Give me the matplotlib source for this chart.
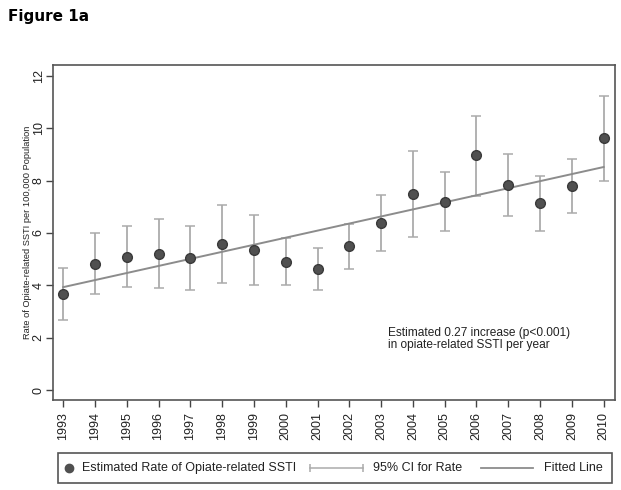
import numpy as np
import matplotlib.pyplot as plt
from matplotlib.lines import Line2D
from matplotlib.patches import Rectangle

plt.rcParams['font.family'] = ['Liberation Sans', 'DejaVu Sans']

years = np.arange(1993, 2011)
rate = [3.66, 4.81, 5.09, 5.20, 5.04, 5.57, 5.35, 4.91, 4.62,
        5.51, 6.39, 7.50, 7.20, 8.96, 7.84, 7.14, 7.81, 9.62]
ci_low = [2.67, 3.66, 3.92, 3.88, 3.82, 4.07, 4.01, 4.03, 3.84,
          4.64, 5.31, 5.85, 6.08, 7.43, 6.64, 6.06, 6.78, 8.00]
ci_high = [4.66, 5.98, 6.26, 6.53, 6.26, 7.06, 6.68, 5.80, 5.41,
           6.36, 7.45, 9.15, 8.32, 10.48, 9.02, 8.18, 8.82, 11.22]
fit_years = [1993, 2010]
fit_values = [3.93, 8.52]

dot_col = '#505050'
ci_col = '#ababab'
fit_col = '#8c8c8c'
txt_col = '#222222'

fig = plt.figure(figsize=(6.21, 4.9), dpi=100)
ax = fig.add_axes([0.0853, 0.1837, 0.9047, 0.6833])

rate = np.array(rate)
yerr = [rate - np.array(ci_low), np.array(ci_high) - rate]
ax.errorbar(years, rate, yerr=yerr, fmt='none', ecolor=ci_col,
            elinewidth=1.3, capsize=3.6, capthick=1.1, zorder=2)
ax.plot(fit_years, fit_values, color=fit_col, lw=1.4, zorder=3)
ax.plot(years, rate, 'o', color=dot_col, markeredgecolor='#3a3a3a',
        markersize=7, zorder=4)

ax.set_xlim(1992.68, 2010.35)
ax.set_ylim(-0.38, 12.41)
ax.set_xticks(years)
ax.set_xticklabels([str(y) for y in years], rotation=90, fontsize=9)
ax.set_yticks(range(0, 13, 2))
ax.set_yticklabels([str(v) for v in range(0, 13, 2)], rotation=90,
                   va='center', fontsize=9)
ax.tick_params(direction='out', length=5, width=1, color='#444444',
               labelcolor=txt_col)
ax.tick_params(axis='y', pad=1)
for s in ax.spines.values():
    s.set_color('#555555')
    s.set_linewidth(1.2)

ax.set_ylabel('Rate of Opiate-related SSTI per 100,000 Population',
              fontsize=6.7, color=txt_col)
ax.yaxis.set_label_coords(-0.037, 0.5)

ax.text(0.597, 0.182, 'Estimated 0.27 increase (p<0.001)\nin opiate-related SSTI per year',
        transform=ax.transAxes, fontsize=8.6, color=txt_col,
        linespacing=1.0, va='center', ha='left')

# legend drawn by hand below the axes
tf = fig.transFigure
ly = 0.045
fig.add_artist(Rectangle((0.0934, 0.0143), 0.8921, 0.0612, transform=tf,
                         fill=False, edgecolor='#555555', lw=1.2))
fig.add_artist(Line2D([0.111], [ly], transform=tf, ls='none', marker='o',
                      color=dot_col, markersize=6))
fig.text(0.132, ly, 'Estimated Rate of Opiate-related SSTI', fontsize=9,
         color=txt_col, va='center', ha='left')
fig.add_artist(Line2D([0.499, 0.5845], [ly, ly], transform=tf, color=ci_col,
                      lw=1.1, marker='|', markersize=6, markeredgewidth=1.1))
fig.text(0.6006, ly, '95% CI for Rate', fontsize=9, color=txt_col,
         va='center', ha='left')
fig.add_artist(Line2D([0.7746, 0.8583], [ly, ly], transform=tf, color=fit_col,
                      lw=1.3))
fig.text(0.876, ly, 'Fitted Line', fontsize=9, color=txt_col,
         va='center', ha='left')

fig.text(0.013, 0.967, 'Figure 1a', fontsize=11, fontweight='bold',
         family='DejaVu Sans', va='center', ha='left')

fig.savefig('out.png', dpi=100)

* * *

Leave out any pictures, please, and quote only the lines from the top of the data through the line that contains "markersize=7, zorder=4)".

» COMPLETE RESPONSE:
Give me the matplotlib source for this chart.
import numpy as np
import matplotlib.pyplot as plt
from matplotlib.lines import Line2D
from matplotlib.patches import Rectangle

plt.rcParams['font.family'] = ['Liberation Sans', 'DejaVu Sans']

years = np.arange(1993, 2011)
rate = [3.66, 4.81, 5.09, 5.20, 5.04, 5.57, 5.35, 4.91, 4.62,
        5.51, 6.39, 7.50, 7.20, 8.96, 7.84, 7.14, 7.81, 9.62]
ci_low = [2.67, 3.66, 3.92, 3.88, 3.82, 4.07, 4.01, 4.03, 3.84,
          4.64, 5.31, 5.85, 6.08, 7.43, 6.64, 6.06, 6.78, 8.00]
ci_high = [4.66, 5.98, 6.26, 6.53, 6.26, 7.06, 6.68, 5.80, 5.41,
           6.36, 7.45, 9.15, 8.32, 10.48, 9.02, 8.18, 8.82, 11.22]
fit_years = [1993, 2010]
fit_values = [3.93, 8.52]

dot_col = '#505050'
ci_col = '#ababab'
fit_col = '#8c8c8c'
txt_col = '#222222'

fig = plt.figure(figsize=(6.21, 4.9), dpi=100)
ax = fig.add_axes([0.0853, 0.1837, 0.9047, 0.6833])

rate = np.array(rate)
yerr = [rate - np.array(ci_low), np.array(ci_high) - rate]
ax.errorbar(years, rate, yerr=yerr, fmt='none', ecolor=ci_col,
            elinewidth=1.3, capsize=3.6, capthick=1.1, zorder=2)
ax.plot(fit_years, fit_values, color=fit_col, lw=1.4, zorder=3)
ax.plot(years, rate, 'o', color=dot_col, markeredgecolor='#3a3a3a',
        markersize=7, zorder=4)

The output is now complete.